While marshalling serves an important role in property law, its limitations must be acknowledged. The distinction between marshalling and other legal principles, such as contribution, remains essential in understanding its application. Contribution deals with proportional liability when multiple properties are subjected to the same mortgage, whereas marshalling focuses solely on protecting subsequent purchasers from bearing the entire burden of the debt. Judicial decisions have further refined these distinctions, underscoring that marshalling is not meant to prejudice mortgagees, but rather to ensure fairness in property transactions. Thus, while marshalling offers valuable protection to subsequent purchasers, its scope must be carefully delineated to avoid unintended consequences.
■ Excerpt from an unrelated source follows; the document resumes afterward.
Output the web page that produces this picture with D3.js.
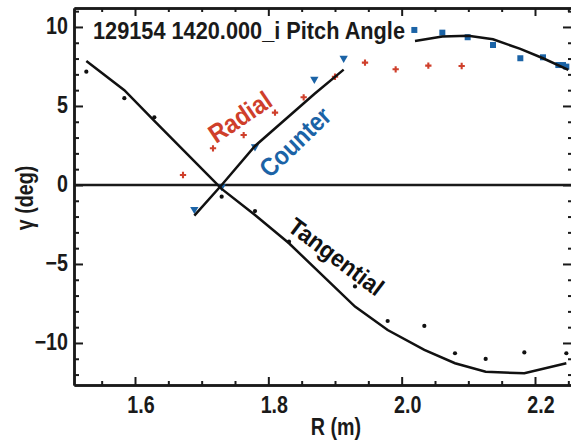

Ultimately, the doctrine of marshalling reflects a balance between safeguarding the interests of subsequent purchasers and maintaining the rights of mortgagees. Judicial interpretations have played a crucial role in shaping its application, ensuring that property law continues to evolve in a way that upholds fairness and equity. However, clarity on its limitations and distinctions from related legal principles remains essential for both legal practitioners and property owners. As such, Section 56 of the Transfer of Property Act continues to contribute to the broader framework of property law, ensuring that justice is served in cases involving multiple properties and mortgage obligations.

 

[1] Rama Shankar v. Ghulam Hussain (1933) ILR 8 Luck 190

[2] Tulsi Ram v. Mankulal, AIR 1952 All 153.

[3] Muhammad Rafeeq v Bank of Baroda, AIR 2010 Ker. 149.

[4] Brahm Prakash v Manbir Singh, [1964] 2 SCR 324.

[5] Ram Khilawan v Ghulam Hussain, (1933) ILR 8 Luck 190

[6] Tulsi Ram v. Mankulal, AIR 1952 All 153.

[7] Muhammad Rafeeq v Bank of Baroda, AIR 2010 Ker. 149.

[8] Magniram v Mehdi Hossein, (1904) ILR 31.

[9] Lakhmidas v Jamnadas, (1898) ILR 22 Bom 304.

[10] Pirthiraj v Rukmin, (1926) 24 All LJ 527.

[11] Brahm Prakash v Manbir Singh, [1964] 2 SCR 324.